Registered Capital and Shareholder Records in Chinese Company Lawsuits

Chinese registry records can reveal shareholders, legal representatives, registered capital, contribution timing, affiliates, and company-status changes. Those facts can shape defendant selection, settlement pressure, alter-ego theories, and post-judgment asset recovery.

Identify the control map

Use shareholder and legal-representative records to understand who controls the supplier, factory, exporter, affiliate, and payment beneficiary.

Separate weak targets from useful ones

A low-capital or recently changed entity may require affiliate, owner, successor, asset-dissipation, or U.S.-asset analysis before spending litigation money.

Support recovery strategy

Registry changes, unpaid capital, transfers, and related-party dealings can guide subpoenas, judgment exams, alter-ego analysis, and settlement leverage.

Why registered capital and shareholders matter

A U.S. judgment is only useful if it can be collected or used as leverage.
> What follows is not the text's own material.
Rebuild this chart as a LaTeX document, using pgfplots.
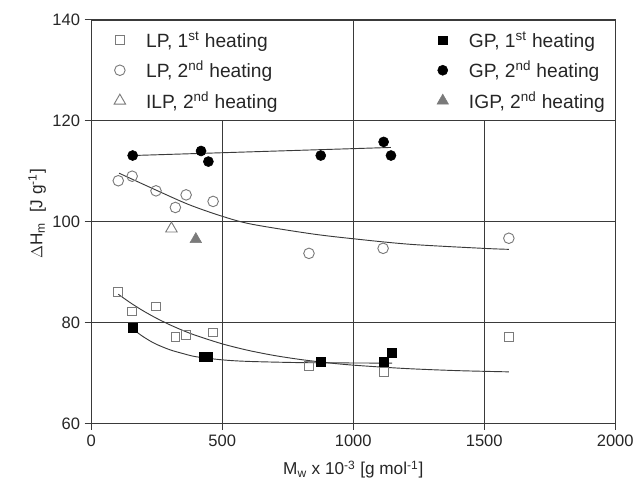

Chinese registry data may show whether the supplier is thinly capitalized, recently changed owners, moved its legal representative, shares control with a factory or affiliate, or has a corporate group worth investigating.

Records to gather before filing

Relevant records can include the business license, shareholder list, registered capital, paid-in capital information when available, legal representative history, supervisor/director records, abnormal-operation status, address changes, equity pledge records, branch records, and affiliate links appearing across invoices, payments, shipping, and websites.

How this helps after judgment

If the named Chinese defendant appears asset-light, shareholder and affiliate evidence can guide Rule 69 discovery, subpoenas to U.S. affiliates or payment processors, alter-ego analysis, fraudulent-transfer review, and negotiation with parties who actually control the business.

When it changes the case plan

If the registry shows a dissolved company, a recent ownership change, a related exporter, or a different operating factory, counsel may adjust the defendant list, Hague service plan, settlement demand, or asset-preservation strategy before deadlines are lost.

Attorney review point

Use this page as a planning checklist, not legal advice. The right pleading, Hague service, and collection strategy depends on contract language, evidence quality, forum, governing law, and the defendant's actual asset position.

Common Questions

Does registered capital show how much money can be recovered?

Not by itself. Registered capital is a clue, not a bank balance. It should be combined with payment flows, assets, affiliates, U.S. receivables, platform accounts, and transfer history.

Can shareholder records support alter-ego or successor theories?

They can help. Common ownership, shared addresses, related-party transfers, overlapping managers, and coordinated business records may support deeper analysis, but legal theories depend on facts and governing law.

Should these records be checked before Hague service?

Often yes. If the registry shows the entity is dissolved, renamed, moved, or controlled by a related company, the pleading and Hague package may need adjustment before service is attempted.